## [Given instruction]
Using the records that follow, reproduce exactly the lines starting at the line containing "Convert this chart to matplotlib code." and ending at the line containing "color=red, lw=1.6, solid_joinstyle='round')". Include both end lines and no pictures.
────────────────────────────────────────
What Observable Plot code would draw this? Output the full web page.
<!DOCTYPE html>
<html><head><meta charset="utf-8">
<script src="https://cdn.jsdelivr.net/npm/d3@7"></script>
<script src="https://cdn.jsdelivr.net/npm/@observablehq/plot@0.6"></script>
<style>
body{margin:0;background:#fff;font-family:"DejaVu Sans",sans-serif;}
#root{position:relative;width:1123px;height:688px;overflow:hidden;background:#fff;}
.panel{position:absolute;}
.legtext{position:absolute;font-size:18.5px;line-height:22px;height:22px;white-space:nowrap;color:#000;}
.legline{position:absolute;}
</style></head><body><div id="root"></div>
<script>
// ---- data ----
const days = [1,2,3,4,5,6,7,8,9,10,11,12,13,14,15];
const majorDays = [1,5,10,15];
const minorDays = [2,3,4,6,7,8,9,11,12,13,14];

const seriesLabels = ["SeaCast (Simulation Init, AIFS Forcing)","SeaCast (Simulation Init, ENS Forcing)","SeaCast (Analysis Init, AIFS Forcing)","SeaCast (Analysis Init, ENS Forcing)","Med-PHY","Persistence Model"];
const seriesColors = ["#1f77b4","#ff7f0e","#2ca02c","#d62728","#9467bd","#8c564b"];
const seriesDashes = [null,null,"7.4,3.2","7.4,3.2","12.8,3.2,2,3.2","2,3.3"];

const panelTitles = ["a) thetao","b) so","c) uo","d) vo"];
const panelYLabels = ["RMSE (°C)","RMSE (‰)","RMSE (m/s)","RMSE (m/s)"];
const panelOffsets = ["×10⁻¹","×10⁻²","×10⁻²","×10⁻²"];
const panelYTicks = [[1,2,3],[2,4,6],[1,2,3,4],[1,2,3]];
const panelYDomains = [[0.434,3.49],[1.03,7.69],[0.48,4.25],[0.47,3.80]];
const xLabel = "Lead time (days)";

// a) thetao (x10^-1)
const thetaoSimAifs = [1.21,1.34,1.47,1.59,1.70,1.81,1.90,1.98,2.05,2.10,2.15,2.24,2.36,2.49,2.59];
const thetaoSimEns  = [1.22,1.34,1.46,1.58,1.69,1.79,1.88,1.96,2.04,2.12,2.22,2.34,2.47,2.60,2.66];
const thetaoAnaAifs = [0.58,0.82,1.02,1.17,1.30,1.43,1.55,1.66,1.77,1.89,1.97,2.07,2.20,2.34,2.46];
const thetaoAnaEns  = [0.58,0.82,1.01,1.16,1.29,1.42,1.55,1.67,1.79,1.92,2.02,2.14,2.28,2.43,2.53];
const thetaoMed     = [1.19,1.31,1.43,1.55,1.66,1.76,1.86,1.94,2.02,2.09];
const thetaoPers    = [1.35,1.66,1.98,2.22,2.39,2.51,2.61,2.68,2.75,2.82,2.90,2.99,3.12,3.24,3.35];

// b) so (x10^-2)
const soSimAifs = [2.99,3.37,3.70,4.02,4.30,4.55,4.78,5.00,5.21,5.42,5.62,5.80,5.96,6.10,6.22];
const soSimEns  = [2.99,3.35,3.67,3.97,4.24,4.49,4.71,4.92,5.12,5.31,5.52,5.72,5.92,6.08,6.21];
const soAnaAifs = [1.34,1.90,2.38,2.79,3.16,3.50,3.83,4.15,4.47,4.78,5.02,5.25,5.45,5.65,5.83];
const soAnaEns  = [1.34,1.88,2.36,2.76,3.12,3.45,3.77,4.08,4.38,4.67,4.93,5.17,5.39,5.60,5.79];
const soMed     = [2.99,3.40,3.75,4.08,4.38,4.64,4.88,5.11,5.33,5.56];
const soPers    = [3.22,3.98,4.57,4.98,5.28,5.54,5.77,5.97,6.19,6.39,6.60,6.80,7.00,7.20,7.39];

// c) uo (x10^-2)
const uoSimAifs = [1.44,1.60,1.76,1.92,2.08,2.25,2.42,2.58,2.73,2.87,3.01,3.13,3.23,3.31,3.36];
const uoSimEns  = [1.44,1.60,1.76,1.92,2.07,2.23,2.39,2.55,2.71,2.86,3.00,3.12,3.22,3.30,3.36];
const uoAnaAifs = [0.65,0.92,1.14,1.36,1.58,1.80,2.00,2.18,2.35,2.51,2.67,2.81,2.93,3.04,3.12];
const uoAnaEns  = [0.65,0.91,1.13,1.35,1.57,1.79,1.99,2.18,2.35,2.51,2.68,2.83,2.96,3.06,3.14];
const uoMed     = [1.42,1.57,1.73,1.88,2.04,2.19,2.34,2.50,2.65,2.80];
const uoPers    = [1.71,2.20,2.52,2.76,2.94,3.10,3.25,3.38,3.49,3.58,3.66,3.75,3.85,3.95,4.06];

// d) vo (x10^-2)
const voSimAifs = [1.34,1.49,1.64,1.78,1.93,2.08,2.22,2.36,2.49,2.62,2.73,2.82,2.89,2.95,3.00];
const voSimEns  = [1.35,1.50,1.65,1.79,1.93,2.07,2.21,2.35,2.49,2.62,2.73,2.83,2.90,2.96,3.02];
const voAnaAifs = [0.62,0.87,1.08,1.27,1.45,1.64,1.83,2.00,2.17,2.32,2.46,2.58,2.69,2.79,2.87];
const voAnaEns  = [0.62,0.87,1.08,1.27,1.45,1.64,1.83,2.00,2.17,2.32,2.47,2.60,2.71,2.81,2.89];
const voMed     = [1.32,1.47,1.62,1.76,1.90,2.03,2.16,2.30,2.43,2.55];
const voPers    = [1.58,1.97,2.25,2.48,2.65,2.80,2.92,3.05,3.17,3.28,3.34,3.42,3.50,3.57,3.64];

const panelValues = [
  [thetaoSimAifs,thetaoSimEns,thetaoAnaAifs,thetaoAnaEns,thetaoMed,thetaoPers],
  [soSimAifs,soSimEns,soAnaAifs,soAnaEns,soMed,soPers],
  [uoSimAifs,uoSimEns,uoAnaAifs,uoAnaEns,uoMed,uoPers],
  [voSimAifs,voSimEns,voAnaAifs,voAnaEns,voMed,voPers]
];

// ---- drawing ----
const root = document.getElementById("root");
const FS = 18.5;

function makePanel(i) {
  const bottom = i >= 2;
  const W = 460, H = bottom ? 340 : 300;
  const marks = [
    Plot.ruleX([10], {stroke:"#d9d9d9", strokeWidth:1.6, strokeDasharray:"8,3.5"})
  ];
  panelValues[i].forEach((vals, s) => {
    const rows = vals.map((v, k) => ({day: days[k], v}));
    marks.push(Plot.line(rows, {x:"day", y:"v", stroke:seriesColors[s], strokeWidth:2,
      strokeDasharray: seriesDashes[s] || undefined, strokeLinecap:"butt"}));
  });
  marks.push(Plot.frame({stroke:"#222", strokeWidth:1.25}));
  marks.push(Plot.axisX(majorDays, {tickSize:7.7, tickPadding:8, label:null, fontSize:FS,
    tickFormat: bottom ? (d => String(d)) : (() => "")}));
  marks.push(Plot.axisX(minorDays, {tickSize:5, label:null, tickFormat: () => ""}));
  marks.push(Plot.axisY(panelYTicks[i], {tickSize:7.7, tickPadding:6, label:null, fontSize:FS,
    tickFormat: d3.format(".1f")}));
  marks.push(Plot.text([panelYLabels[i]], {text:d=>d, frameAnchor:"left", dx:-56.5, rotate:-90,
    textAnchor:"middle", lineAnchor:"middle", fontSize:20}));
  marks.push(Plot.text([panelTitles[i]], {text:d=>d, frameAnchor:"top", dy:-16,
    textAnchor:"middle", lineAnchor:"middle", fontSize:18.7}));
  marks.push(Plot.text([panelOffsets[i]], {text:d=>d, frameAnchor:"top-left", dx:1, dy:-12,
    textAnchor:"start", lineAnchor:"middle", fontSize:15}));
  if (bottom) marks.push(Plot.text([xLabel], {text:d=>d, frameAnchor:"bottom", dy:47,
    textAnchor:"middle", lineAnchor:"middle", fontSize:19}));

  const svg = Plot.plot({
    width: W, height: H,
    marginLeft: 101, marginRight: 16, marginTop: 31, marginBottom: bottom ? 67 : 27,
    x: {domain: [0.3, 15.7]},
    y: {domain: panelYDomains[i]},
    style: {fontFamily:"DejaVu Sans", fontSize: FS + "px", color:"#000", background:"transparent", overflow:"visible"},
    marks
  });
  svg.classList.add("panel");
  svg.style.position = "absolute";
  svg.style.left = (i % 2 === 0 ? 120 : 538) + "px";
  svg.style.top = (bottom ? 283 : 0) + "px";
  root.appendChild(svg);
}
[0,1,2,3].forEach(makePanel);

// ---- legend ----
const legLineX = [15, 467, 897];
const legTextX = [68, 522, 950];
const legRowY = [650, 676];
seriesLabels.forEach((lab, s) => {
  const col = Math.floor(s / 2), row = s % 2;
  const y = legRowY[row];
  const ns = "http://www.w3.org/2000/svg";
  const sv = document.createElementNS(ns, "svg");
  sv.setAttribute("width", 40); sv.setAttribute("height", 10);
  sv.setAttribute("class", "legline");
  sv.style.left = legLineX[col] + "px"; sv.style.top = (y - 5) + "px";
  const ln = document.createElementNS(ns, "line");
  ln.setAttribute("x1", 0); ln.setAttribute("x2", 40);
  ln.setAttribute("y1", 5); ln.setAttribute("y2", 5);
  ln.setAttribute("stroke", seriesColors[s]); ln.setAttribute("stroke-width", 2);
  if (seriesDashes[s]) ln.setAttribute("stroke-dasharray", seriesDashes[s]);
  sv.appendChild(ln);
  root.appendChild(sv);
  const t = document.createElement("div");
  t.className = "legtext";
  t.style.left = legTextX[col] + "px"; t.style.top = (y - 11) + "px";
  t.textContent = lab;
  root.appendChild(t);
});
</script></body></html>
────────────────────────────────────────
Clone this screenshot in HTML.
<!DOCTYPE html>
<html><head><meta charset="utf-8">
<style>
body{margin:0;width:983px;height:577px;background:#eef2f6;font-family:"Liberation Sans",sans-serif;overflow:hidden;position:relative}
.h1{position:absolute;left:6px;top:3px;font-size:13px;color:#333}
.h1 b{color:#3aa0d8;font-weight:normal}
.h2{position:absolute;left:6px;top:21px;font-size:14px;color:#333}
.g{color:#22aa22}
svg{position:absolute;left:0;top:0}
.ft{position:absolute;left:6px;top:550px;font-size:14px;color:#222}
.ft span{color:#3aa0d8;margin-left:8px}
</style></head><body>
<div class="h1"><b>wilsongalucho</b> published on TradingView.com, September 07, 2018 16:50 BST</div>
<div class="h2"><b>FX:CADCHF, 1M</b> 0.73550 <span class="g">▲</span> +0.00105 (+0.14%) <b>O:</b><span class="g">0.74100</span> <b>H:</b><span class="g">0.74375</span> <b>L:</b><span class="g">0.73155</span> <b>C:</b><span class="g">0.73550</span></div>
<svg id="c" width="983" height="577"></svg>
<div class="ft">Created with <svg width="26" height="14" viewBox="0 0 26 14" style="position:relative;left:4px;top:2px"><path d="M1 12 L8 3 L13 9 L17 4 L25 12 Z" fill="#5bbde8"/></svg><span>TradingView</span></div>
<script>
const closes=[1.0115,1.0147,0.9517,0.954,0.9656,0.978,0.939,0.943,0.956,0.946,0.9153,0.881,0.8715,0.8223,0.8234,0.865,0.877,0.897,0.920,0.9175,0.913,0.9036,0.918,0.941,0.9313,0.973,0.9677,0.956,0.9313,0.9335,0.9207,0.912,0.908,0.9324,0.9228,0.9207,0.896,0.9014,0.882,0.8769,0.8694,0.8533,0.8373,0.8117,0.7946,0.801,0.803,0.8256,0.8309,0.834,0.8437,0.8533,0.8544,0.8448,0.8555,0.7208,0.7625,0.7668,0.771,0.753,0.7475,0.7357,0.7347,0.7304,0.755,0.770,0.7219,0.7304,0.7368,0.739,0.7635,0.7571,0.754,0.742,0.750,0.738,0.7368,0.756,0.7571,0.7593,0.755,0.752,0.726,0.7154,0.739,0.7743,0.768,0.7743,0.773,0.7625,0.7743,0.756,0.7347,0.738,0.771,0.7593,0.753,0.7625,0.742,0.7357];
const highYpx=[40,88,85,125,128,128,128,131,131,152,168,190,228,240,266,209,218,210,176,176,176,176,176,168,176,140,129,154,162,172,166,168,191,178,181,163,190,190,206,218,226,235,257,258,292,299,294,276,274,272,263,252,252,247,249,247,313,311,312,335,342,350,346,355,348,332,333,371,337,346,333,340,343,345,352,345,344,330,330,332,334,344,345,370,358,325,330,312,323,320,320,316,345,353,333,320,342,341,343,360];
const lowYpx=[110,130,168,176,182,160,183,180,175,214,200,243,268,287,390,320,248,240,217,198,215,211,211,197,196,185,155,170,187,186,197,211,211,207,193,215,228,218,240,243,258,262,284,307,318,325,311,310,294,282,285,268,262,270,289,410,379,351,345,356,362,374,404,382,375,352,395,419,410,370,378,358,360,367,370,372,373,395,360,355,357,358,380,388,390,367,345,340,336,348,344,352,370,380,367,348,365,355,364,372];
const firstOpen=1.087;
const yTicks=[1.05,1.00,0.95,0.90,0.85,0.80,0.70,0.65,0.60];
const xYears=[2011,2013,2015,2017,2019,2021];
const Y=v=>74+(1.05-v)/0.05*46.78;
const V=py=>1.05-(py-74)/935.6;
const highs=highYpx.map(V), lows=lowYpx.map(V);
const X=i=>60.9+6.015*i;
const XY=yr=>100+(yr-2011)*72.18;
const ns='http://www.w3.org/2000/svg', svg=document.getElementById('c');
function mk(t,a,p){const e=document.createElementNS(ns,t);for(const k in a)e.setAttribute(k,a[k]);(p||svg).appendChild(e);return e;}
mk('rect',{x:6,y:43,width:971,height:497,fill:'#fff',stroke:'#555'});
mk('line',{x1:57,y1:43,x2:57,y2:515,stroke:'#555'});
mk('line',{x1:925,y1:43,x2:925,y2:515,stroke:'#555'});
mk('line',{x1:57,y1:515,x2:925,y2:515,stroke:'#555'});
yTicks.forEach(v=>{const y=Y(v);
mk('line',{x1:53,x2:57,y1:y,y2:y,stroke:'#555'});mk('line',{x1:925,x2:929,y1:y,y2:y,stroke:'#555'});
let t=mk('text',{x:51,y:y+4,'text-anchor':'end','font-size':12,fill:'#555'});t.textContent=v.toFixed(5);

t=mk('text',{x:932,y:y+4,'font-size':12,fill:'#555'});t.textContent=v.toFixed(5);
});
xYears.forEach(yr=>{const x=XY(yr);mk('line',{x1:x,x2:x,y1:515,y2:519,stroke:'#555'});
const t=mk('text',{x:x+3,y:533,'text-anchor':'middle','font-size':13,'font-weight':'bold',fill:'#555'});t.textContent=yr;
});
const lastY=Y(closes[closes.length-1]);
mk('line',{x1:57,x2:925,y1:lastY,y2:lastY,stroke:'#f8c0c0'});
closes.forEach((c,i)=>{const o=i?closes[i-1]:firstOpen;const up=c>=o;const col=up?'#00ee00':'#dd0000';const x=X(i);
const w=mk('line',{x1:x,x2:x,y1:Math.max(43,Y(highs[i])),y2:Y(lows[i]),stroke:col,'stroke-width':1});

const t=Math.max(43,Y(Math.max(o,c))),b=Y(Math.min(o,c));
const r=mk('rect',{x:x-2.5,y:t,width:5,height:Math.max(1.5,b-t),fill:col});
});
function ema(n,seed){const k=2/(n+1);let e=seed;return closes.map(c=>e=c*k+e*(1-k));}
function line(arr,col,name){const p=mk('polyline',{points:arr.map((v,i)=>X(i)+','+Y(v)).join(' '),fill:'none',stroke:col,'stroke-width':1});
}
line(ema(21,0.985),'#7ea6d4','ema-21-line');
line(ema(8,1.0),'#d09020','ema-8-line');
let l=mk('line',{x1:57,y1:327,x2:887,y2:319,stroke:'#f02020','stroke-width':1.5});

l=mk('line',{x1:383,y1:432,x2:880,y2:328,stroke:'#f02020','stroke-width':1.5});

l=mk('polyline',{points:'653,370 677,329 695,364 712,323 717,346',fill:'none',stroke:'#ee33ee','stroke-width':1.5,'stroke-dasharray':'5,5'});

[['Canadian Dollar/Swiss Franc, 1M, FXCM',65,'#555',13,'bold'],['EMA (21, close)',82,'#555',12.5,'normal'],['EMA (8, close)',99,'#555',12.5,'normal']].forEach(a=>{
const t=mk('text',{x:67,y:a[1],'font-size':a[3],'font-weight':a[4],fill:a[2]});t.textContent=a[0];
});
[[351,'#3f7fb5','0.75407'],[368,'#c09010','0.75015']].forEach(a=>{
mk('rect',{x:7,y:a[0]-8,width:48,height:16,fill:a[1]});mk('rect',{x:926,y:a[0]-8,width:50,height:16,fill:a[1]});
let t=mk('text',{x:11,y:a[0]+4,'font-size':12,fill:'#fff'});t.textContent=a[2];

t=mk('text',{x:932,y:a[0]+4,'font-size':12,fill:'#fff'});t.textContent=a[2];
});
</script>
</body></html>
────────────────────────────────────────
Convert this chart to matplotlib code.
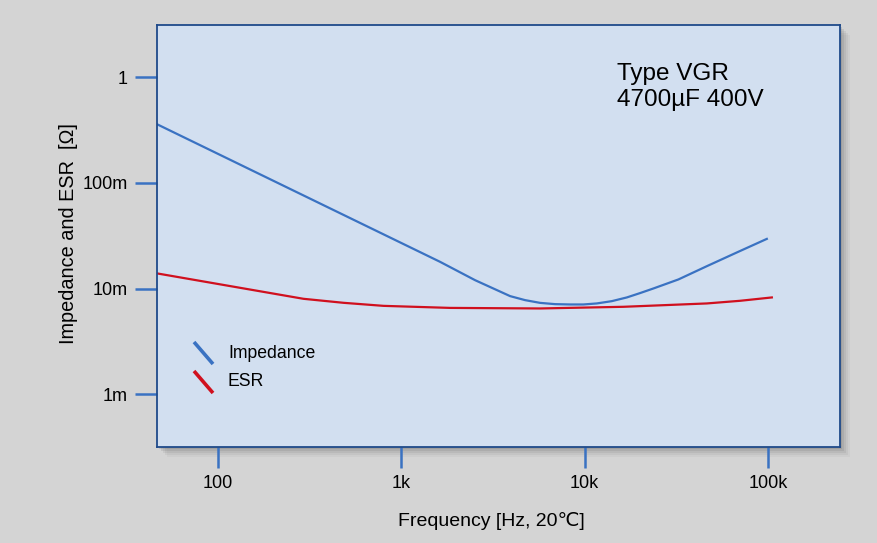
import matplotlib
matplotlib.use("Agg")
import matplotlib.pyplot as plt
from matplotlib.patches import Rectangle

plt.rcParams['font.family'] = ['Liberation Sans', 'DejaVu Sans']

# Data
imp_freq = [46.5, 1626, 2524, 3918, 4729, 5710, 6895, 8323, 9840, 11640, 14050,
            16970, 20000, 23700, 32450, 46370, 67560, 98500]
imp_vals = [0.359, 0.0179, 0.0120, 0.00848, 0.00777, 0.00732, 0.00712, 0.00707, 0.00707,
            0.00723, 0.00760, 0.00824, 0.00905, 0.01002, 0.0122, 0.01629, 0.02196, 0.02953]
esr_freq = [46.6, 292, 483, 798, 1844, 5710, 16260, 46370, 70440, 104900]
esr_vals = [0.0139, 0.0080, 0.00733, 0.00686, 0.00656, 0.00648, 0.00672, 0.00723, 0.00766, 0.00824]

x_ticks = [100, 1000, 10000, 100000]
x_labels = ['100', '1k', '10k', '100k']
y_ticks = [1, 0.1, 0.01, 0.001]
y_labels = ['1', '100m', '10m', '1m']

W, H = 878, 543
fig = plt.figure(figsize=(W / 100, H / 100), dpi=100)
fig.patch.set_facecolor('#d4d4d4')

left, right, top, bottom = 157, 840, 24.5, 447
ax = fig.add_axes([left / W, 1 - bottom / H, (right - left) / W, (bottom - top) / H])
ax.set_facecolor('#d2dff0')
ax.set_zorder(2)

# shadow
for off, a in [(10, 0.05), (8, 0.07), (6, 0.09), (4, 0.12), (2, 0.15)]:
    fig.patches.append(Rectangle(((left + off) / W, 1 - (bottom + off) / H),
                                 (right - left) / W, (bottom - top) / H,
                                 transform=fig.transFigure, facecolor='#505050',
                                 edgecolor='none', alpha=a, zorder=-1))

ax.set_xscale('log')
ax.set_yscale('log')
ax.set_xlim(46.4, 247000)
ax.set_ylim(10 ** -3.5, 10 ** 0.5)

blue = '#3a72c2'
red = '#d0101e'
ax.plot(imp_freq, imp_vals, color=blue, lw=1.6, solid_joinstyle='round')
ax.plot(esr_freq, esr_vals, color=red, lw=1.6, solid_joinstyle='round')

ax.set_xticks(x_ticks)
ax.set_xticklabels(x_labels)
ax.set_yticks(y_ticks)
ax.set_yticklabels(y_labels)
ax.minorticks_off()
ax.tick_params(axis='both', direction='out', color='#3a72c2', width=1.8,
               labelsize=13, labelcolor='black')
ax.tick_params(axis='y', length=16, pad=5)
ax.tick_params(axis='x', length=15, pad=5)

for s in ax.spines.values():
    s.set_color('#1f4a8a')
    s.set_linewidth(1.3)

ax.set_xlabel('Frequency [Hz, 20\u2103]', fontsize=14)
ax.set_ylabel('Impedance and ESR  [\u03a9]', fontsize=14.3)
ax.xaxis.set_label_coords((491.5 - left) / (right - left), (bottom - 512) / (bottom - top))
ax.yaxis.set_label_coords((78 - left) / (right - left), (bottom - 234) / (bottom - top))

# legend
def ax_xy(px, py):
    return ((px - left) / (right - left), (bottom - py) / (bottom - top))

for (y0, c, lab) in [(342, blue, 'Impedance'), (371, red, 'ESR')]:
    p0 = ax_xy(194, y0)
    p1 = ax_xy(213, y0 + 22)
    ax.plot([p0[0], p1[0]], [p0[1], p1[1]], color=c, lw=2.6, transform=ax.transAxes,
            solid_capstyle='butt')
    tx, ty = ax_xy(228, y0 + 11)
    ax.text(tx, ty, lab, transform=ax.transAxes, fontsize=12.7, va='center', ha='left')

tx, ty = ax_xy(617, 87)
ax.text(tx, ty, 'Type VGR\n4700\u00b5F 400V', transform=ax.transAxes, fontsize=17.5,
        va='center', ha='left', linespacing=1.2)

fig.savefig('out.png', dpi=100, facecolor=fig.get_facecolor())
────────────────────────────────────────
## [The reply]
Convert this chart to matplotlib code.
import matplotlib
matplotlib.use("Agg")
import matplotlib.pyplot as plt
from matplotlib.patches import Rectangle

plt.rcParams['font.family'] = ['Liberation Sans', 'DejaVu Sans']

# Data
imp_freq = [46.5, 1626, 2524, 3918, 4729, 5710, 6895, 8323, 9840, 11640, 14050,
            16970, 20000, 23700, 32450, 46370, 67560, 98500]
imp_vals = [0.359, 0.0179, 0.0120, 0.00848, 0.00777, 0.00732, 0.00712, 0.00707, 0.00707,
            0.00723, 0.00760, 0.00824, 0.00905, 0.01002, 0.0122, 0.01629, 0.02196, 0.02953]
esr_freq = [46.6, 292, 483, 798, 1844, 5710, 16260, 46370, 70440, 104900]
esr_vals = [0.0139, 0.0080, 0.00733, 0.00686, 0.00656, 0.00648, 0.00672, 0.00723, 0.00766, 0.00824]

x_ticks = [100, 1000, 10000, 100000]
x_labels = ['100', '1k', '10k', '100k']
y_ticks = [1, 0.1, 0.01, 0.001]
y_labels = ['1', '100m', '10m', '1m']

W, H = 878, 543
fig = plt.figure(figsize=(W / 100, H / 100), dpi=100)
fig.patch.set_facecolor('#d4d4d4')

left, right, top, bottom = 157, 840, 24.5, 447
ax = fig.add_axes([left / W, 1 - bottom / H, (right - left) / W, (bottom - top) / H])
ax.set_facecolor('#d2dff0')
ax.set_zorder(2)

# shadow
for off, a in [(10, 0.05), (8, 0.07), (6, 0.09), (4, 0.12), (2, 0.15)]:
    fig.patches.append(Rectangle(((left + off) / W, 1 - (bottom + off) / H),
                                 (right - left) / W, (bottom - top) / H,
                                 transform=fig.transFigure, facecolor='#505050',
                                 edgecolor='none', alpha=a, zorder=-1))

ax.set_xscale('log')
ax.set_yscale('log')
ax.set_xlim(46.4, 247000)
ax.set_ylim(10 ** -3.5, 10 ** 0.5)

blue = '#3a72c2'
red = '#d0101e'
ax.plot(imp_freq, imp_vals, color=blue, lw=1.6, solid_joinstyle='round')
ax.plot(esr_freq, esr_vals, color=red, lw=1.6, solid_joinstyle='round')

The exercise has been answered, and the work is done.